- The Washington Times - Sunday, August 30, 2009

ANNAPOLIS | Maryland should move more toward developing small, 12-bed facilities better able to help delinquent youths with mental illness, rather than incarcerating them in larger, 48-bed institutions, a juvenile justice watchdog concluded in a report Friday.

The state’s Juvenile Justice Monitoring Unit contends “it is hard to understand why” the state has moved ahead with two larger facilities in recent years, when the Maryland model for juvenile services “purports to develop small, home-like facilities.”

“We can’t afford not to treat these children with a treatment approach that works, because the cycling in and out with no positive outcome is just money wasted,” said Marlana Valdez, Maryland’s independent juvenile justice monitor.

The monitor’s report includes three profiles of youths with mental health and substance abuse problems and long-term involvement in the state’s juvenile justice system.

“In the current environment, the outlook for these children is poor,” the report said. “Many will graduate to the adult criminal system. Many will continue to suffer from mental illness. And few will complete their educations and go on to lead productive lives.”

The Department of Juvenile Services, for its part, included several success cases in a response to the report.

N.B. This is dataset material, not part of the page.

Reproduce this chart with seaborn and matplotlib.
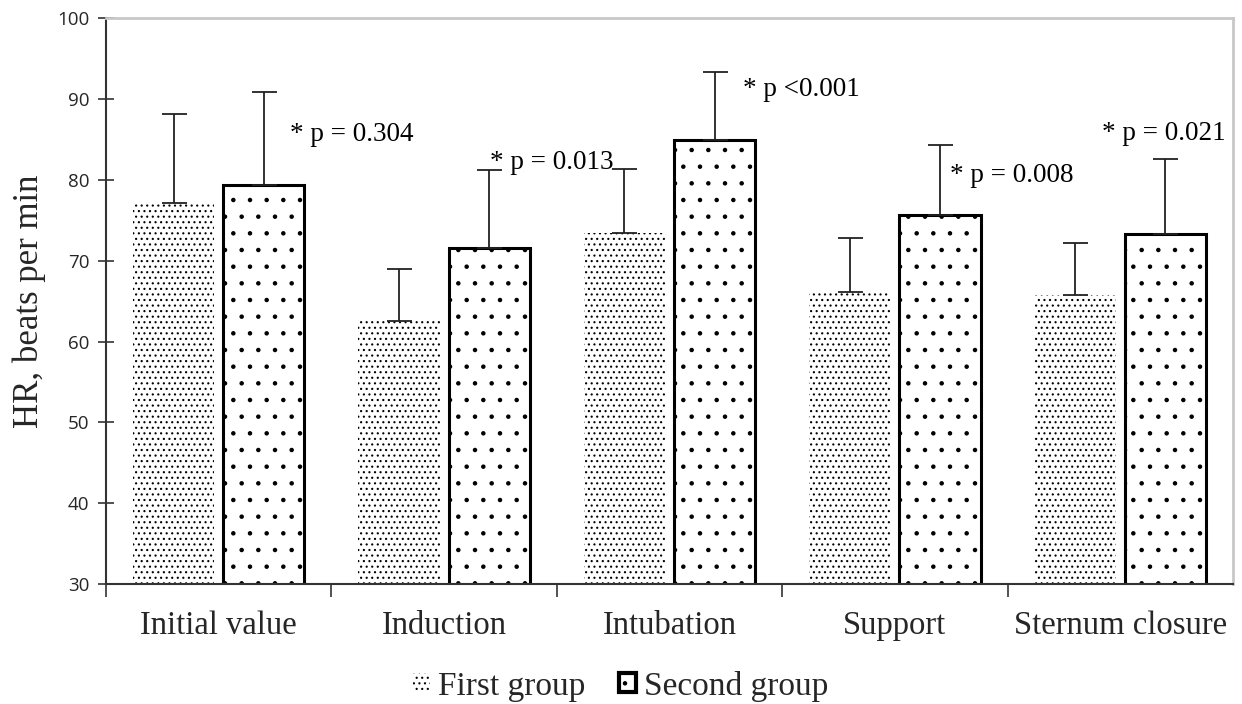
import numpy as np
import pandas as pd
import seaborn as sns
import matplotlib.pyplot as plt
from matplotlib.patches import Patch

# heart rate by stage, mean and SD for both groups
stages = ["Initial value", "Induction", "Intubation", "Support", "Sternum closure"]
groups = ["First group", "Second group"]
first_mean = [77.2, 62.6, 73.4, 66.1, 65.7]
first_sd = [10.9, 6.4, 7.9, 6.7, 6.5]
second_mean = [79.4, 71.6, 85.0, 75.7, 73.3]
second_sd = [11.5, 9.6, 8.3, 8.6, 9.3]
p_labels = ["* p = 0.304", "* p = 0.013", "* p <0.001", "* p = 0.008", "* p = 0.021"]
p_dx = [0.315, 0.204, 0.324, 0.244, -0.08]
p_y = [85.6, 82.2, 91.2, 80.6, 85.7]

df = pd.DataFrame({
    "stage": stages * 2,
    "group": [groups[0]] * 5 + [groups[1]] * 5,
    "hr": first_mean + second_mean,
})

sns.set_style("white")
plt.rcParams["hatch.linewidth"] = 0.8
serif = ["Liberation Serif", "DejaVu Serif"]
sans = ["Open Sans", "DejaVu Sans"]
hatches = ["...", "."]
edge_w = [0, 2.2]

fig = plt.figure(figsize=(12.42, 7.04), dpi=100)
ax = fig.add_axes([0.0853, 0.1705, 0.9075, 0.8035])

sns.barplot(data=df, x="stage", y="hr", hue="group", order=stages,
            hue_order=groups, errorbar=None, width=0.8, gap=0.1,
            palette=["white", "white"], ax=ax, legend=False)

for bars, h, lw in zip(ax.containers, hatches, edge_w):
    for p in bars:
        p.set_hatch(h)
        p.set_edgecolor("black")
        p.set_linewidth(lw)

for bars, means, sds in zip(ax.containers[:2], [first_mean, second_mean],
                            [first_sd, second_sd]):
    xs = [p.get_x() + p.get_width() / 2 for p in bars]
    ax.errorbar(xs, means, yerr=[np.zeros(len(sds)), sds], fmt="none",
                ecolor="#222222", elinewidth=1.3, capsize=9, capthick=1.3,
                zorder=1)

for i, (lab, dx, y) in enumerate(zip(p_labels, p_dx, p_y)):
    ax.text(i + dx, y, lab, ha="left", va="center", fontsize=19.5,
            family=serif, color="black")

ax.set_ylim(30, 100)
ax.set_xlim(-0.5, len(stages) - 0.5)
ax.set_yticks(range(30, 101, 10))
ax.set_yticklabels([str(v) for v in range(30, 101, 10)], family=sans, fontsize=13.5)
ax.set_xticks(np.arange(len(stages)))
ax.set_xticklabels(stages, family=serif, fontsize=23.5)
ax.set_xticks(np.arange(-0.5, len(stages) - 1, 1), minor=True)
ax.tick_params(axis="x", which="major", bottom=False, length=0, pad=19)
ax.tick_params(axis="x", which="minor", bottom=True, direction="out",
               length=9, width=1.2, color="#333333")
ax.tick_params(axis="y", left=True, direction="inout", length=12, width=1.2,
               color="#333333", pad=6)
ax.set_xlabel("")
ax.set_ylabel("HR, beats per min", family=serif, fontsize=25, labelpad=8)

for s in ["left", "bottom"]:
    ax.spines[s].set_color("#333333")
    ax.spines[s].set_linewidth(1.5)
for s in ["top", "right"]:
    ax.spines[s].set_color("#c8c8c8")
    ax.spines[s].set_linewidth(2)

handles = [Patch(facecolor="white", edgecolor="black", hatch=h, linewidth=lw)
           for h, lw in zip(hatches, [0, 3])]
ax.legend(handles, groups, loc="center",
          bbox_to_anchor=(0.5, 1 - 686 / 704), bbox_transform=fig.transFigure,
          frameon=False, ncol=2, prop={"family": serif, "size": 24},
          handlelength=0.5, handleheight=0.5, handletextpad=0.25,
          columnspacing=1.0)

fig.savefig("out.png", dpi=100)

“DJS employs and/or contracts for a range of mental health services for youth in our facilities to provide the best care possible in a detention center,” the department said.

In the past 2 1/2 years, only two facilities have been opened by the Department of Juvenile Services.

One is the Victor Cullen Center, a 48-bed institution in a rural setting in western Maryland. The center reopened in 2007, after having been closed for five years. A violent May breakout there led to the escape of 14 juvenile offenders and injuries to staff.

The other is the recently opened Silver Oak Academy in Carroll County on the former grounds of Bowling Brook Preparatory Academy, which was closed two years ago when a youth died after staff restrained him. The state granted a license to for-profit Rite of Passage for a 48-bed facility. While the license is for 48 beds, the grounds have the capacity for 175, and the monitor pointed out in its report that the company has said it plans to grow.

In its response to the monitor’s report, the department said both programs promote family involvement in treatment.

“It is extraordinary that in just 2 1/2 years, two facilities within the state have not only opened but are serving youth who would otherwise have been placed out of state,” the department said.

At a time of serious financial strain, economics also have played a role in the state’s policy. The department noted that both facilities already had buildings and grounds that could be quickly renovated.

“Use of the existing facilities, though not without renovation cost, was more budget-conscious than designing and building a new campus from the ground up,” the department said.

Still, the facilities in Carroll and Frederick counties are roughly 10 miles apart and far from the Eastern Shore and southern Maryland, creating distance between youths from those parts of the state and their parents.

Research has clearly shown that treating youths near their homes where they can have closer contact with their families helps reduce recidivism, said Matthew Joseph, executive director of Advocates for Children and Youths.

“It really saves you money to treat kids closer to their community,” Mr. Joseph said.